Former Birmingham Rep artistic director and Hampstead Theatre artistic director Roxana Silbert directs the unflinching, life affirming drama, in which love grows and sustains the human spirit even during the hardest of times.
Adam Penford, artistic director of Nottingham Playhouse added: “Nottingham Playhouse has had an incredible 2024. We've produced nine very different shows, including five world premieres, two regional premieres, one modern revival and one classic.
“The productions have ranged in scale from the three-hander Liberation Squares in the studio theatre, to spectacles such as Minority Report and Dear Evan Hansen, and a community project with local young people in The Trials.
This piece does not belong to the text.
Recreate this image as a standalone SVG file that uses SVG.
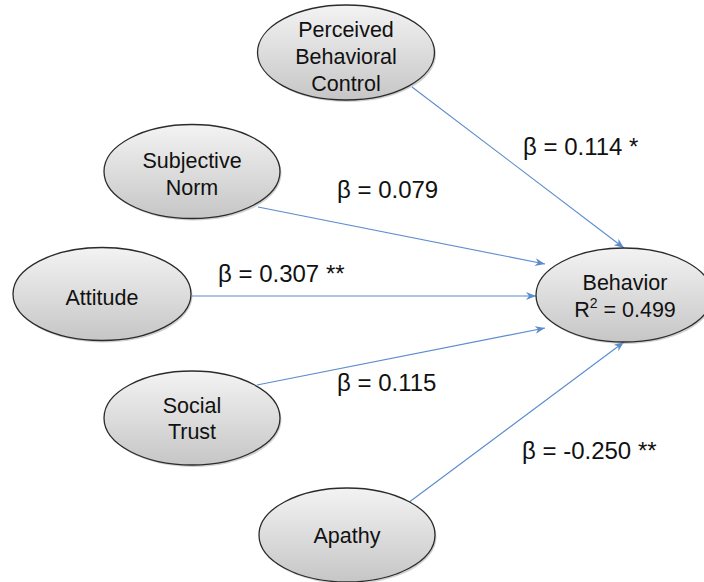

The local story of redemption in Punch connected with audiences and made national headlines.
“I'm very proud of the Nottingham Playhouse family, including our in-house team and the army of freelancers, for delivering a programme of work which is so ambitious, varied and hard-hitting. I also want to thank our audience for constantly supporting the work.
“The first half of 2025 looks set to be just as exciting. To be presenting the regional premiere of Dennis Kelly’s Girls & Boys is a real honour. Dennis is one of the UK's best writers and this play goes off like a rocket. We have some exciting casting news to follow. Our co-productions, Animal Farm and A Thousand Splendid Suns, both adaptations from best-selling books, offer the opportunity for audiences to travel to two very different to worlds, both political and theatrical.”
Nottingham Playhouse’s broad programme of presented work continues alongside the in-house productions. In 2025, highlights include the world premiere of Gary Clarke Company’s new work, Detention, a sequel to the acclaimed dance sensations Coal and Wasteland, alongside many more popular music and comedy acts.
The season launch took place at a special event for members, where the latest fundraising campaign was also announced. Double the Magic is a matched funding campaign, where every £1 donated by the public will be matched by pledges from the theatre’s supporters. Before October 14, the theatre aims to raise £10,000 to provide free theatre tickets for those who face financial barriers to attending live theatre.
Tickets for the new season programme are now on sale to Playhouse Pass Members, with tickets on general sale from October 11.